“Sembra una mini assemblea delle Nazioni Unite” si dice parlando delle cheerleader dei Dallas Cowboys in Daughters of the Sexual Revolution. E il documentario di Dana Adam Shapiro usa proprio la storia “mai raccontata” (come dice il sottotitolo) di questo gruppo come microcosmo per guardare all’evoluzione sessuale degli Stati Uniti durante 20 anni.

 

Più precisamente nel periodo in cui Suzanne Mitchell diresse le cheerleader della squadra di football texana rendendole un incredibile fenomeno mediatico: Mitchell - scomparsa nel 2016 a 73 anni - e le “meravigliose ragazze di Dallas” (come s’intitola un film a loro dedicato nel ’79) si raccontano e raccontano la costruzione di un mito che è anche una riflessione sul rapporto tra sport, sesso e media nella cultura americana.

 

Shapiro si pone in una posizione obliqua tanto rispetto alla celebrazione quanto verso la demistificazione perché il suo obiettivo è cercare di capire come, in uno degli stati più credenti e bigotti d’America, sia stata possibile un’espressione di libertà di costume così sfacciata, ma anche come la giostra del mondo dello spettacolo - televisivo, giornalistico eccetera - si sia mosso attorno a questa espressione.
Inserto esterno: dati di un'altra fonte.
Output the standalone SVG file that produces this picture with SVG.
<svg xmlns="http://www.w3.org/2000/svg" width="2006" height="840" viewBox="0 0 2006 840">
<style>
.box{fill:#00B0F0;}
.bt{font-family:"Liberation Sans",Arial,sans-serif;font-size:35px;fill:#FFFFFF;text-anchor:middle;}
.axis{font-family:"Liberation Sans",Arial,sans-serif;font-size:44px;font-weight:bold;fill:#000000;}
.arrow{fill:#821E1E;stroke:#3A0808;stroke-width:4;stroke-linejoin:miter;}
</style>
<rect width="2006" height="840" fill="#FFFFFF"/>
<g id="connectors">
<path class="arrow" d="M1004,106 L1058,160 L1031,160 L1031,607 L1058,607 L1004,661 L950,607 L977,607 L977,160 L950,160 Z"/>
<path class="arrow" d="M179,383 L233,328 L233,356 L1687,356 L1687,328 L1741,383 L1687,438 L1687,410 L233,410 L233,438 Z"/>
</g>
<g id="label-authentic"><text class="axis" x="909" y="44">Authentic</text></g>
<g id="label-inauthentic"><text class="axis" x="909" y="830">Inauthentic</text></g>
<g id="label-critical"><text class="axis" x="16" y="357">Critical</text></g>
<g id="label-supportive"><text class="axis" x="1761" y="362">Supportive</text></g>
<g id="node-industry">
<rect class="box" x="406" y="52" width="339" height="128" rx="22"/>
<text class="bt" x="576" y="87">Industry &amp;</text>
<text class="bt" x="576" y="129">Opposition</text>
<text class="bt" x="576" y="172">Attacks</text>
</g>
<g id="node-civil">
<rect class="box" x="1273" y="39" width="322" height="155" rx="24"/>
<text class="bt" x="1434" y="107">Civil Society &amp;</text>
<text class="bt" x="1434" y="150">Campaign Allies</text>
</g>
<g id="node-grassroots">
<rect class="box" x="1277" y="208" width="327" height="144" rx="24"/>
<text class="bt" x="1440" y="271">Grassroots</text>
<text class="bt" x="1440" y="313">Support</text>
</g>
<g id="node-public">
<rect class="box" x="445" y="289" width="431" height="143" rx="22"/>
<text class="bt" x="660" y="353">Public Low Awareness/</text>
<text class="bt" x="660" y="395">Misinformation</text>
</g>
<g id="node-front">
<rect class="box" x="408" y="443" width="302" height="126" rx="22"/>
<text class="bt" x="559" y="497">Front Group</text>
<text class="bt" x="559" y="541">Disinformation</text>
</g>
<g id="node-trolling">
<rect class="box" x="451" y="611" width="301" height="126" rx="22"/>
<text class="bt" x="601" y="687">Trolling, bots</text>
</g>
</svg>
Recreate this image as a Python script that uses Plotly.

Si sente forse che il regista è un uomo, capace di mettere in crisi l’istituzione (il militarismo, la paure, la rigidità delle regole sociali e alimentari) ma non il sistema maschilista di sguardo e potere economico su cui è fondata, facendo delle cheerleader un terreno ambiguo di integrazione e liberazione, di relativa indipendenza dal potere dei maschi.

 

Eppure, ciò che colpisce e che in un certo senso conta maggiormente in Daughters of the Sexual Revolution è la capacità narrativa di cogliere dettagli e attimi (il mitico occhiolino di Gwenda Swearingen al SuperBowl del ’75), di raccontare un personaggio sorprendente in modo avvincente facendo sorgere imprevisti echi con l’attualità, come nel finale l’arrivo del nuovo proprietario, Jerry Jones, che ricorda da vicino i comportamenti di Donald Trump con una trentina d’anni di anticipo. Facendo del documentario in senso classico un luogo in cui riflettere sul presente affinando sempre più l’arte del racconto.